Thomas Tweed, a historian committed to improving public understanding of religions, has been appointed founding director of the Rafat and Zoreen Ansari Institute for Global Engagement with Religion at the University of Notre Dame’s Keough School of Global Affairs, effective July 1.
Tweed came to Notre Dame in 2013 as the Harold and Martha Welch Professor of American Studies and professor of history, roles he will retain. He is the former president of the American Academy of Religion, the largest society for scholars of religion in the world, and has also served on the international advisory board for Notre Dame’s Tantur Ecumenical Institute in Jerusalem.
A widely published scholar with a longstanding interest in ecumenical and interreligious engagement, Tweed earned doctorate and master’s degrees in religious studies from Stanford University and a master’s degree in theological studies from Harvard University.
“Tom Tweed is not only an esteemed scholar of the religions of the Americas, he is also devoted to serving the wider public beyond the academy,” said R. Scott Appleby, the Marilyn Keough Dean of the Keough School of Global Affairs. “He will be an outstanding inaugural director of an institute whose mission could not be more important, especially as it considers the crucial questions of how religions can and do contribute to human flourishing.”
The Ansari Institute is dedicated to the study of religion around the world and will be a center of public deliberation and education through research, teaching, outreach and interaction with religious communities worldwide. Ansari Institute faculty will study how religious teachings and practice inform the shifting patterns of global migration, conflict and peacebuilding, political culture, and human development.

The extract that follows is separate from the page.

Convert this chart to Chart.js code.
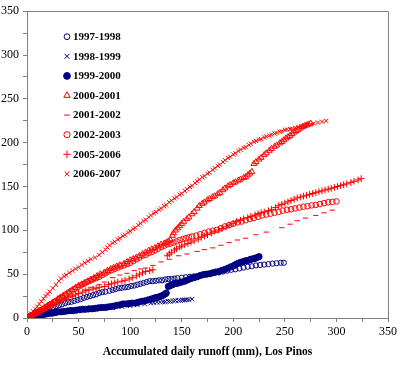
<!DOCTYPE html>
<html>
<head>
<meta charset="utf-8">
<script src="https://cdn.jsdelivr.net/npm/chart.js@4.4.1/dist/chart.umd.min.js"></script>
<style>
  html, body { margin: 0; padding: 0; background: #fff; }
  #wrap { width: 400px; height: 365px; }
</style>
</head>
<body>
<div id="wrap"><canvas id="chart1" width="400" height="365"></canvas></div>
<script>
// season labels
const seasons = ['1997-1998', '1998-1999', '1999-2000', '2000-2001', '2001-2002', '2002-2003', '2005-2006', '2006-2007'];

// [accumulated daily runoff (mm), y value]
const s9798 = [[0,0],[2,1],[4,2],[6,3],[8,4],[10,5],[12,6],[14,7],[16,8],[18,9],[20,10.5],[22,12],[25,12.5],[28,13.5],[31,14.5],[34,15.5],[37,17],[40,18],[43,18.5],[46,19.5],[49,20.5],[52,21.5],[55,23],[58,24],[61,25],[64,26],[67,27],[70,28.5],[73,29.5],[76,30],[80,31],[83,32],[86,33],[89,34],[92,34.5],[95,35],[98,35.5],[101,36.5],[104,37],[107,38],[110,39],[113,40],[116,41],[119,42],[122,42],[125,42.5],[128,43],[131,43],[134,44],[137,44.5],[140,44.5],[143,45],[146,45.5],[150,46],[154,46.5],[158,47],[162,47.5],[166,48],[170,49],[174,50],[178,50.5],[182,51.5],[186,52],[190,53],[194,54],[198,55],[202,55.5],[206,56.5],[210,57.5],[214,58.5],[218,59],[222,60],[226,60.5],[230,61],[234,61.5],[238,62],[242,62.5],[246,63],[249,63]];
const s9899 = [[0,0],[4,1],[8,2],[13,3],[18,4],[25,5],[32,6],[40,7],[50,8],[58,9],[66,10],[75,11],[83,12],[92,13],[100,14],[107,15],[114,16],[120,17],[123,17.5],[126,18],[129,18],[132,18.5],[134,18.5],[137,19],[139,19],[142,19.5],[144,20],[147,20],[149,20],[151,20.5],[153,20.5],[155,21],[157,21],[160,21.5]];
const s9900 = [[0,0],[2,0.5],[4,1],[6,1.5],[8,2.5],[10,3],[12,3],[14,3.5],[16,4],[18,4.5],[20,5],[22,5.5],[24,5.5],[26,6],[28,6.5],[30,7],[33,7],[36,7.5],[39,8],[42,8.5],[45,8.5],[48,9],[51,9.5],[54,10],[57,10],[60,10.5],[63,10.5],[66,11],[69,11.5],[72,12],[75,12],[78,12.5],[81,13],[84,13.5],[87,14.5],[90,15],[93,16],[96,16],[99,16.5],[102,17],[105,17],[108,18],[111,19],[114,19.5],[117,20.5],[120,21.5],[122,22],[124,23],[126,23.5],[128,24],[130,25],[132,26],[134,27.5],[135,28.5],[137,36],[139,37],[141,38],[143,39],[145,39.5],[147,40],[150,41],[153,42],[156,43.5],[159,45],[162,46],[165,47],[168,48.5],[171,49.5],[174,50],[177,50.5],[180,51.5],[183,52.5],[186,53],[189,54.5],[192,55.5],[195,57],[198,58.5],[201,60],[203,61.5],[205,62.5],[207,63.5],[209,64],[211,65],[213,65.5],[215,66],[217,67],[219,67.5],[221,68],[223,69],[225,70]];
const s0001 = [[0,0],[2,1.5],[4,3],[6,4],[8,5],[10,6.5],[12,8],[14,9.5],[17,12],[20,14],[22,15],[25,17.5],[27,19],[30,21.5],[32,23],[35,25],[38,27],[41,29.5],[44,32],[47,34.5],[50,37],[53,38.5],[56,40],[59,42],[62,44],[65,46],[68,48],[71,50],[75,52],[78,54],[81,56],[84,57.5],[87,59],[90,60.5],[94,62],[97,64],[100,66],[103,67.5],[106,69],[109,71],[112,73],[115,75],[118,77],[121,78.5],[124,80],[127,82],[130,84],[133,85],[135,86],[137,87.5],[139,89],[141,94],[142,97],[144,100],[146,102.5],[148,105],[150,107.5],[152,110],[155,113],[157,115],[160,118.5],[162,121],[165,125],[167,128],[170,130.5],[172,132],[175,134.5],[177,136],[180,138],[182,139],[185,141.5],[187,143],[190,146],[192,148],[195,150.5],[197,152],[200,154],[202,155],[205,157],[207,158],[210,160],[212,161],[214,163],[216,165],[218,167],[220,176],[222,178],[225,181],[227,183],[230,186],[232,188],[235,191],[237,193],[240,195.5],[242,197],[245,199.5],[247,201],[249,203],[251,205],[253,206.5],[255,208],[257,210],[259,212],[261,213.5],[263,215],[265,216.5],[267,218],[269,219],[271,220],[273,221],[275,222]];
const s0102 = [[0,0],[4,2],[8,4],[13,7],[18,10],[25,14],[31,17],[37,21],[44,25],[50,28],[57,32],[63,35],[70,38],[75,41],[83,46],[90,49],[97,51],[104,54],[110,56],[115,57],[122,60],[130,64],[138,67],[147,71],[155,73],[165,76],[172,78],[180,80],[188,83],[196,86],[204,89],[212,91],[222,95],[232,98],[247,103],[255,107],[262,111],[270,114],[280,117],[288,120],[296,123]];
const s0203 = [[0,0],[2,1.5],[4,3],[6,4],[8,5.5],[10,7],[12,8],[14,9],[16,10.5],[18,12],[20,13.5],[22,15],[24,16.5],[26,18],[28,19.5],[31,22],[34,24],[37,26.5],[40,29],[43,31],[46,33],[49,35],[52,37],[55,39],[58,41],[61,42.5],[64,44],[67,45.5],[70,47],[73,49],[76,51],[79,53],[82,54.5],[85,56],[88,57.5],[91,59],[94,60],[97,61.5],[100,63],[103,65],[106,67],[109,69],[112,71],[115,72],[118,74],[121,75.5],[124,77],[127,79],[130,81],[133,82.5],[136,84],[139,85],[142,86],[145,87.5],[148,89],[151,90],[154,91],[157,92],[160,93],[164,94],[168,95.5],[172,97],[176,98.5],[180,99.5],[184,100.5],[188,102.5],[192,104.5],[196,106],[200,107.5],[204,109],[208,110],[212,111.5],[216,113],[220,114],[224,115.5],[228,117],[232,118],[236,119],[240,120],[244,121],[248,122.5],[252,123.5],[256,124],[260,125],[264,126],[268,127],[272,127.5],[276,128.5],[280,129],[284,130],[288,131],[292,132],[296,132.5],[300,133]];
const s0506 = [[0,0],[2,1.5],[4,2.5],[6,4],[8,5],[10,6],[13,8],[15,9],[18,11],[20,12],[23,14],[25,15],[28,17],[31,19],[34,20.5],[37,22],[40,23.5],[44,25],[47,26.5],[50,28],[54,29.5],[57,31],[60,32],[64,33],[67,34],[70,35],[75,36],[79,38],[82,39],[85,40],[88,41],[92,42],[95,43],[99,44.5],[102,46],[106,48],[109,50],[112,51.5],[115,53],[119,54],[122,55],[136,71],[138,73],[140,75],[143,77.5],[145,79],[148,81],[150,82],[153,83.5],[156,85],[159,86.5],[162,88],[166,90],[169,92],[172,93.5],[175,95],[179,97],[182,99],[186,100.5],[189,102],[193,104],[196,106],[200,108],[203,110],[207,111.5],[210,113],[214,114.5],[217,116],[221,117.5],[224,119],[227,120],[230,121],[234,122.5],[237,124],[241,126],[244,128],[247,129.5],[250,131],[253,132.5],[256,134],[259,135.5],[262,137],[265,138],[268,139],[271,140],[274,141],[277,142],[280,143],[283,144],[286,145],[289,146],[292,147],[295,148],[298,149],[301,150],[304,151],[307,152],[310,153],[314,154.5],[317,156],[321,157.5],[324,159]];
const s0607 = [[0,0],[2,2.5],[4,5],[6,8],[8,10.5],[10,13],[12,16],[14,19],[16,22],[18,25],[20,27.5],[22,30],[25,34],[28,38],[31,42],[33,45],[36,47.5],[38,49],[41,51.5],[44,54],[47,56],[50,58],[53,60.5],[56,63],[59,65],[62,67],[66,69],[70,72],[73,75],[76,78],[78,80.5],[80,83],[83,85.5],[85,87],[88,89.5],[90,91],[93,93.5],[95,95],[98,97.5],[100,99],[103,101.5],[105,103],[108,106],[110,108],[113,110.5],[115,112],[118,115],[120,117],[123,119.5],[125,121],[128,123.5],[130,125],[133,127.5],[135,129],[138,132],[140,134],[143,136.5],[145,138],[148,140.5],[150,142],[153,145],[155,147],[158,149.5],[160,151],[163,154],[165,156],[167,158],[170,160.5],[172,162],[175,164.5],[177,166],[180,169],[182,171],[185,173.5],[187,175],[190,178],[192,180],[195,182.5],[197,184],[200,186.5],[202,188],[205,190.5],[207,192],[210,194],[212,195],[215,197.5],[217,199],[220,201],[222,202],[225,203.5],[227,204],[230,206],[232,207],[235,208],[237,209],[240,210.5],[242,211],[245,212.5],[247,213],[250,214.5],[252,215],[255,215.5],[257,216],[260,217],[263,218],[266,219],[269,220],[272,220.5],[275,221],[278,222],[282,223],[286,224],[290,225]];

const seriesData = [s9798, s9899, s9900, s0001, s0102, s0203, s0506, s0607];

const NAVY = '#000080';
const RED = '#ff0000';
const SERIF = "'Liberation Serif', 'Times New Roman', serif";

const styles = [
  { color: NAVY, fill: 'rgba(0,0,0,0)', pointStyle: 'circle', radius: 2.6 },
  { color: NAVY, fill: 'rgba(0,0,0,0)', pointStyle: 'crossRot', radius: 3.2 },
  { color: NAVY, fill: NAVY, pointStyle: 'circle', radius: 3.1 },
  { color: RED, fill: 'rgba(0,0,0,0)', pointStyle: 'triangle', radius: 3.4 },
  { color: RED, fill: RED, pointStyle: 'line', radius: 2.6 },
  { color: RED, fill: 'rgba(0,0,0,0)', pointStyle: 'circle', radius: 2.8 },
  { color: RED, fill: 'rgba(0,0,0,0)', pointStyle: 'cross', radius: 3.4 },
  { color: RED, fill: 'rgba(0,0,0,0)', pointStyle: 'crossRot', radius: 3.0 }
];

// frame on top and right, like the plot border
const frame = {
  id: 'frame',
  afterDraw(chart) {
    const a = chart.chartArea;
    const c = chart.ctx;
    c.save();
    c.strokeStyle = '#808080';
    c.lineWidth = 1;
    c.beginPath();
    c.moveTo(a.left, Math.round(a.top) + 0.5);
    c.lineTo(Math.round(a.right) + 0.5, Math.round(a.top) + 0.5);
    c.lineTo(Math.round(a.right) + 0.5, a.bottom);
    c.stroke();
    c.restore();
  }
};

// legend sits inside the plot, upper left
const innerLegend = {
  id: 'innerLegend',
  afterDraw(chart) {
    const a = chart.chartArea;
    const c = chart.ctx;
    const x0 = a.left + 40;
    const y0 = a.top + 25.5;
    const gap = 19.6;
    c.save();
    c.font = 'bold 11px ' + SERIF;
    c.textBaseline = 'middle';
    c.textAlign = 'left';
    chart.data.datasets.forEach(function(ds, i) {
      const y = y0 + i * gap;
      c.strokeStyle = ds.borderColor;
      c.fillStyle = ds.backgroundColor;
      c.lineWidth = 1;
      Chart.helpers.drawPoint(c, {
        pointStyle: ds.pointStyle,
        radius: ds.pointRadius + 0.3,
        rotation: 0,
        borderWidth: ds.pointStyle === 'line' ? 1.5 : 1
      }, x0, y);
      c.fillStyle = '#000';
      c.fillText(ds.label, x0 + 6, y + 0.5);
    });
    c.restore();
  }
};

const ctx = document.getElementById('chart1');

new Chart(ctx, {
  type: 'scatter',
  data: {
    datasets: seriesData.map(function(pts, i) {
      return {
        label: seasons[i],
        data: pts.map(function(p) { return { x: p[0], y: p[1] }; }),
        showLine: false,
        pointStyle: styles[i].pointStyle,
        pointRadius: styles[i].radius,
        pointBorderWidth: 1,
        borderColor: styles[i].color,
        backgroundColor: styles[i].fill,
        order: seriesData.length - i
      };
    })
  },
  options: {
    responsive: false,
    animation: false,
    layout: {
      padding: { top: 7, right: 10, left: 0, bottom: 0 }
    },
    plugins: {
      legend: { display: false },
      tooltip: { enabled: false },
      title: { display: false }
    },
    scales: {
      x: {
        type: 'linear',
        min: 0,
        max: 350,
        grid: { drawOnChartArea: false, drawTicks: true, tickLength: 4, color: '#808080' },
        border: { color: '#808080' },
        ticks: {
          stepSize: 25,
          autoSkip: false,
          maxRotation: 0,
          padding: 3,
          color: '#000',
          font: { family: SERIF, size: 12 },
          callback: function(v) { return v % 50 === 0 ? v : ''; }
        },
        title: {
          display: true,
          text: 'Accumulated daily runoff (mm), Los Pinos',
          color: '#000',
          font: { family: SERIF, size: 11.5, weight: 'bold' },
          padding: { top: 0, bottom: 6 }
        },
        afterFit: function(scale) { scale.height = 47; }
      },
      y: {
        type: 'linear',
        min: 0,
        max: 350,
        grid: { drawOnChartArea: false, drawTicks: true, tickLength: 4, color: '#808080' },
        border: { color: '#808080' },
        ticks: {
          stepSize: 25,
          autoSkip: false,
          padding: 4,
          color: '#000',
          font: { family: SERIF, size: 12 },
          callback: function(v) { return v % 50 === 0 ? v : ''; }
        },
        afterFit: function(scale) { scale.width = 27; }
      }
    }
  },
  plugins: [frame, innerLegend]
});
</script>
</body>
</html>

Scheduled to open in fall 2018, the Ansari Institute was established from a gift by South Bend physicians and Muslim philanthropists Rafat and Zoreen Ansari. Their gift was highlighted in this New York Times story.
Tweed’s research especially aligns with the mission of the Ansari Institute in focusing on the ways that global flows of migrants and religions have shaped modern social, cultural and political life.
His public service has included advising high school teachers on how to include Islam and Buddhism in the curriculum; collaborating with a newspaper on covering religion and religious issues; writing an invited article for physicians about religion and healing; and consulting with the Directors of Chaplaincy for State and Federal Prisons on how to accommodate prisoners’ diverse spiritual needs.
Tweed’s most notable books include "Crossing and Dwelling: A Theory of Religion" (Harvard University Press, 2006), which is used in college classrooms; "Asian Religions in America" (Oxford University Press, 1999), named an outstanding academic book by Choice magazine; and "Our Lady of the Exile: Diasporic Religion at a Cuban Catholic Shrine in Miami" (Oxford University Press, 1997), which won the American Academy of Religion’s book award.
Tweed is a faculty fellow of the Notre Dame Institute for Latino Studies, the Liu Institute for Asia and Asian Studies and the Kroc Institute for International Peace Studies.